(Data entries)
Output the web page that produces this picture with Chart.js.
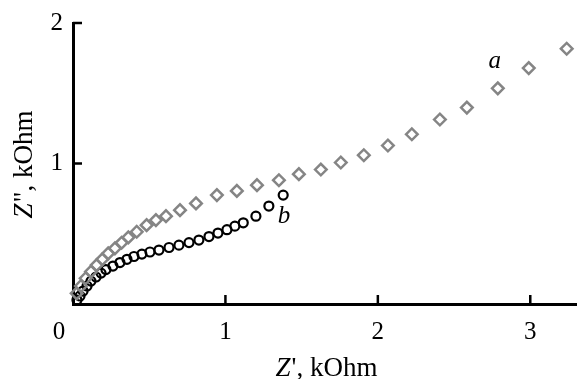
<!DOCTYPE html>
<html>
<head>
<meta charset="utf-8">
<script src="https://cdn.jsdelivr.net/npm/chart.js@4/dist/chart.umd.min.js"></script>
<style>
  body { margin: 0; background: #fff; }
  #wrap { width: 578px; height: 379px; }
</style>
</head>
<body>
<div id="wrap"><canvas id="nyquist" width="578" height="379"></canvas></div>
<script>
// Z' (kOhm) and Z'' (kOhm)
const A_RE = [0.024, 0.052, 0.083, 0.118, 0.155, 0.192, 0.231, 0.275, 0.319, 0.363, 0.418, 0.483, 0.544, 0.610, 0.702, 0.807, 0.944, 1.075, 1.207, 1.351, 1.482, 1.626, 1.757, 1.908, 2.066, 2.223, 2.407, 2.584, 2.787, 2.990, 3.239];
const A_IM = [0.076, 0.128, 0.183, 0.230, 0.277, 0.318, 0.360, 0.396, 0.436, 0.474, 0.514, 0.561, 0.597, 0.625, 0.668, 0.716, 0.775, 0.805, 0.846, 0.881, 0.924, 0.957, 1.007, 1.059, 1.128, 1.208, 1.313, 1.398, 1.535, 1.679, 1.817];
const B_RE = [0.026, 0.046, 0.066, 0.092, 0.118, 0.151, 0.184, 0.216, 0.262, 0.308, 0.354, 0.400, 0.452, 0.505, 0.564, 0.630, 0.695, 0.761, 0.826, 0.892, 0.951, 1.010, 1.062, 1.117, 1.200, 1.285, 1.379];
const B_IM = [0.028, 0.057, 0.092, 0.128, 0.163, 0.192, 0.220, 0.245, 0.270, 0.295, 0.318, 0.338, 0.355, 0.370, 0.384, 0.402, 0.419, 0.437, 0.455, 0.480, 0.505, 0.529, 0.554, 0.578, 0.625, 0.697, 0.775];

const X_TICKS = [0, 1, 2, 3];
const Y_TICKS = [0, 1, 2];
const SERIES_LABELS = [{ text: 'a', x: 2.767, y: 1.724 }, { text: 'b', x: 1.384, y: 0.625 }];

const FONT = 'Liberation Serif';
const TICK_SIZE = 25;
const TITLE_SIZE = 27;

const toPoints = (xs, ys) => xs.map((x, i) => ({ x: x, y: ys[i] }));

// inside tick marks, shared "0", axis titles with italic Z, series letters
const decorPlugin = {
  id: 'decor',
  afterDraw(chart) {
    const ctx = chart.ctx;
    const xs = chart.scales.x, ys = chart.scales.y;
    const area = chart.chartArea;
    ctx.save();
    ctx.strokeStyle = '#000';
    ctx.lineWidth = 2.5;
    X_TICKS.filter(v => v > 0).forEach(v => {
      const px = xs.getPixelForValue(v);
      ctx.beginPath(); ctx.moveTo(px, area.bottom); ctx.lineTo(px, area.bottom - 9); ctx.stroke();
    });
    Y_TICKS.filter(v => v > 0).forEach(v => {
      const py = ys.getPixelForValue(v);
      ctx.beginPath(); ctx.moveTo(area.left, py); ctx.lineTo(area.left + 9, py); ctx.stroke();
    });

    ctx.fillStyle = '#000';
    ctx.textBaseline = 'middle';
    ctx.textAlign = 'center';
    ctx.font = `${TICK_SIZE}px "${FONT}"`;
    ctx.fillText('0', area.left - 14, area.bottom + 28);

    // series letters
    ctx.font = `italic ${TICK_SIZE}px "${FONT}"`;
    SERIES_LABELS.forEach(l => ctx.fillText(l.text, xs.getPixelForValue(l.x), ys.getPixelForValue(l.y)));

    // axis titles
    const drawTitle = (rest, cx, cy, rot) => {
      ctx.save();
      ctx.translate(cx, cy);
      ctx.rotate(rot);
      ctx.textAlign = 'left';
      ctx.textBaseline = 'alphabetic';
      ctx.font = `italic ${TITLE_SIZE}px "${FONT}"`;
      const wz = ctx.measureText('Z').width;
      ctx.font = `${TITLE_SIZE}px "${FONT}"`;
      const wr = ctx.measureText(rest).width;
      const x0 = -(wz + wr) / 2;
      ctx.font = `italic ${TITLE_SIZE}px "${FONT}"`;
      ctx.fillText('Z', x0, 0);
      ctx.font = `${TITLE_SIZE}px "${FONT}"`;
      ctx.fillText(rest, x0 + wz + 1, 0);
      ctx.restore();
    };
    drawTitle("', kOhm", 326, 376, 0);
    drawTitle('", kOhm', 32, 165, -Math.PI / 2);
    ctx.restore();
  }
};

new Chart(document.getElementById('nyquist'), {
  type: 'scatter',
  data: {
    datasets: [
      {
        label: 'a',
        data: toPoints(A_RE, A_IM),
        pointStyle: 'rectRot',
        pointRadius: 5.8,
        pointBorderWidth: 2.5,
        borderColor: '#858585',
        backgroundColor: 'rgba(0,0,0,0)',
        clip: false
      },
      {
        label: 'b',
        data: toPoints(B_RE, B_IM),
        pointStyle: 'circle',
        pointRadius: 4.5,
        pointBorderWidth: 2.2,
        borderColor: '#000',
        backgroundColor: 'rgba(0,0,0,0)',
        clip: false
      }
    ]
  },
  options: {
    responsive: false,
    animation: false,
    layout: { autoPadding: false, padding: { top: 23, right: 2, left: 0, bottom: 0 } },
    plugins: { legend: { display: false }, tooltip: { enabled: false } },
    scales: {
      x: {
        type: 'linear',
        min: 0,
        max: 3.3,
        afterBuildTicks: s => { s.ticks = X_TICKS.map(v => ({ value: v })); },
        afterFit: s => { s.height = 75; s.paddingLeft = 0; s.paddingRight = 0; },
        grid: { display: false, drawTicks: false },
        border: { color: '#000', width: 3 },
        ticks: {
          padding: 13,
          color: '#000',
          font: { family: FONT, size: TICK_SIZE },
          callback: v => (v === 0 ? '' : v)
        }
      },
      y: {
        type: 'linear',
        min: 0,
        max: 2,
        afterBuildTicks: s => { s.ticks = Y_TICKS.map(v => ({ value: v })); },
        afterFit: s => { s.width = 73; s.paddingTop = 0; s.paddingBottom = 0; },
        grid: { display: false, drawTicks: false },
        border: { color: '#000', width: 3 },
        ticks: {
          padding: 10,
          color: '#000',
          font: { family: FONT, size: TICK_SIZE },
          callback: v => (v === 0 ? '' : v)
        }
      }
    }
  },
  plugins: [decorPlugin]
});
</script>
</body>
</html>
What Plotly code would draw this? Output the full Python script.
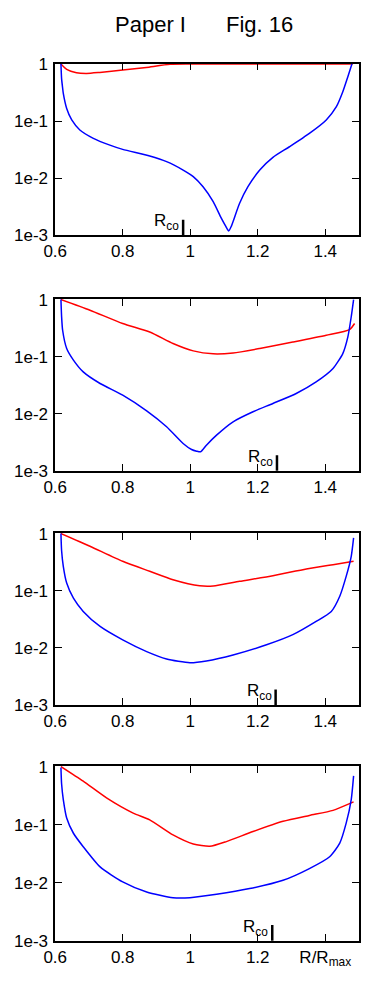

WRITTEN PROBLEM: Set the listing down in full and exactly. Pictures within it should not appear in the copy.

RESULT:
Output the web page that produces this picture with Chart.js.
<!DOCTYPE html>
<html>
<head>
<meta charset="utf-8">
<script src="https://cdn.jsdelivr.net/npm/chart.js@4/dist/chart.umd.min.js"></script>
<style>
  body { margin: 0; background: #fff; }
  #wrap { width: 578px; height: 379px; }
</style>
</head>
<body>
<div id="wrap"><canvas id="nyquist" width="578" height="379"></canvas></div>
<script>
// Z' (kOhm) and Z'' (kOhm)
const A_RE = [0.024, 0.052, 0.083, 0.118, 0.155, 0.192, 0.231, 0.275, 0.319, 0.363, 0.418, 0.483, 0.544, 0.610, 0.702, 0.807, 0.944, 1.075, 1.207, 1.351, 1.482, 1.626, 1.757, 1.908, 2.066, 2.223, 2.407, 2.584, 2.787, 2.990, 3.239];
const A_IM = [0.076, 0.128, 0.183, 0.230, 0.277, 0.318, 0.360, 0.396, 0.436, 0.474, 0.514, 0.561, 0.597, 0.625, 0.668, 0.716, 0.775, 0.805, 0.846, 0.881, 0.924, 0.957, 1.007, 1.059, 1.128, 1.208, 1.313, 1.398, 1.535, 1.679, 1.817];
const B_RE = [0.026, 0.046, 0.066, 0.092, 0.118, 0.151, 0.184, 0.216, 0.262, 0.308, 0.354, 0.400, 0.452, 0.505, 0.564, 0.630, 0.695, 0.761, 0.826, 0.892, 0.951, 1.010, 1.062, 1.117, 1.200, 1.285, 1.379];
const B_IM = [0.028, 0.057, 0.092, 0.128, 0.163, 0.192, 0.220, 0.245, 0.270, 0.295, 0.318, 0.338, 0.355, 0.370, 0.384, 0.402, 0.419, 0.437, 0.455, 0.480, 0.505, 0.529, 0.554, 0.578, 0.625, 0.697, 0.775];

const X_TICKS = [0, 1, 2, 3];
const Y_TICKS = [0, 1, 2];
const SERIES_LABELS = [{ text: 'a', x: 2.767, y: 1.724 }, { text: 'b', x: 1.384, y: 0.625 }];

const FONT = 'Liberation Serif';
const TICK_SIZE = 25;
const TITLE_SIZE = 27;

const toPoints = (xs, ys) => xs.map((x, i) => ({ x: x, y: ys[i] }));

// inside tick marks, shared "0", axis titles with italic Z, series letters
const decorPlugin = {
  id: 'decor',
  afterDraw(chart) {
    const ctx = chart.ctx;
    const xs = chart.scales.x, ys = chart.scales.y;
    const area = chart.chartArea;
    ctx.save();
    ctx.strokeStyle = '#000';
    ctx.lineWidth = 2.5;
    X_TICKS.filter(v => v > 0).forEach(v => {
      const px = xs.getPixelForValue(v);
      ctx.beginPath(); ctx.moveTo(px, area.bottom); ctx.lineTo(px, area.bottom - 9); ctx.stroke();
    });
    Y_TICKS.filter(v => v > 0).forEach(v => {
      const py = ys.getPixelForValue(v);
      ctx.beginPath(); ctx.moveTo(area.left, py); ctx.lineTo(area.left + 9, py); ctx.stroke();
    });

    ctx.fillStyle = '#000';
    ctx.textBaseline = 'middle';
    ctx.textAlign = 'center';
    ctx.font = `${TICK_SIZE}px "${FONT}"`;
    ctx.fillText('0', area.left - 14, area.bottom + 28);

    // series letters
    ctx.font = `italic ${TICK_SIZE}px "${FONT}"`;
    SERIES_LABELS.forEach(l => ctx.fillText(l.text, xs.getPixelForValue(l.x), ys.getPixelForValue(l.y)));

    // axis titles
    const drawTitle = (rest, cx, cy, rot) => {
      ctx.save();
      ctx.translate(cx, cy);
      ctx.rotate(rot);
      ctx.textAlign = 'left';
      ctx.textBaseline = 'alphabetic';
      ctx.font = `italic ${TITLE_SIZE}px "${FONT}"`;
      const wz = ctx.measureText('Z').width;
      ctx.font = `${TITLE_SIZE}px "${FONT}"`;
      const wr = ctx.measureText(rest).width;
      const x0 = -(wz + wr) / 2;
      ctx.font = `italic ${TITLE_SIZE}px "${FONT}"`;
      ctx.fillText('Z', x0, 0);
      ctx.font = `${TITLE_SIZE}px "${FONT}"`;
      ctx.fillText(rest, x0 + wz + 1, 0);
      ctx.restore();
    };
    drawTitle("', kOhm", 326, 376, 0);
    drawTitle('", kOhm', 32, 165, -Math.PI / 2);
    ctx.restore();
  }
};

new Chart(document.getElementById('nyquist'), {
  type: 'scatter',
  data: {
    datasets: [
      {
        label: 'a',
        data: toPoints(A_RE, A_IM),
        pointStyle: 'rectRot',
        pointRadius: 5.8,
        pointBorderWidth: 2.5,
        borderColor: '#858585',
        backgroundColor: 'rgba(0,0,0,0)',
        clip: false
      },
      {
        label: 'b',
        data: toPoints(B_RE, B_IM),
        pointStyle: 'circle',
        pointRadius: 4.5,
        pointBorderWidth: 2.2,
        borderColor: '#000',
        backgroundColor: 'rgba(0,0,0,0)',
        clip: false
      }
    ]
  },
  options: {
    responsive: false,
    animation: false,
    layout: { autoPadding: false, padding: { top: 23, right: 2, left: 0, bottom: 0 } },
    plugins: { legend: { display: false }, tooltip: { enabled: false } },
    scales: {
      x: {
        type: 'linear',
        min: 0,
        max: 3.3,
        afterBuildTicks: s => { s.ticks = X_TICKS.map(v => ({ value: v })); },
        afterFit: s => { s.height = 75; s.paddingLeft = 0; s.paddingRight = 0; },
        grid: { display: false, drawTicks: false },
        border: { color: '#000', width: 3 },
        ticks: {
          padding: 13,
          color: '#000',
          font: { family: FONT, size: TICK_SIZE },
          callback: v => (v === 0 ? '' : v)
        }
      },
      y: {
        type: 'linear',
        min: 0,
        max: 2,
        afterBuildTicks: s => { s.ticks = Y_TICKS.map(v => ({ value: v })); },
        afterFit: s => { s.width = 73; s.paddingTop = 0; s.paddingBottom = 0; },
        grid: { display: false, drawTicks: false },
        border: { color: '#000', width: 3 },
        ticks: {
          padding: 10,
          color: '#000',
          font: { family: FONT, size: TICK_SIZE },
          callback: v => (v === 0 ? '' : v)
        }
      }
    }
  },
  plugins: [decorPlugin]
});
</script>
</body>
</html>
What Plotly code would draw this? Output the full Python script.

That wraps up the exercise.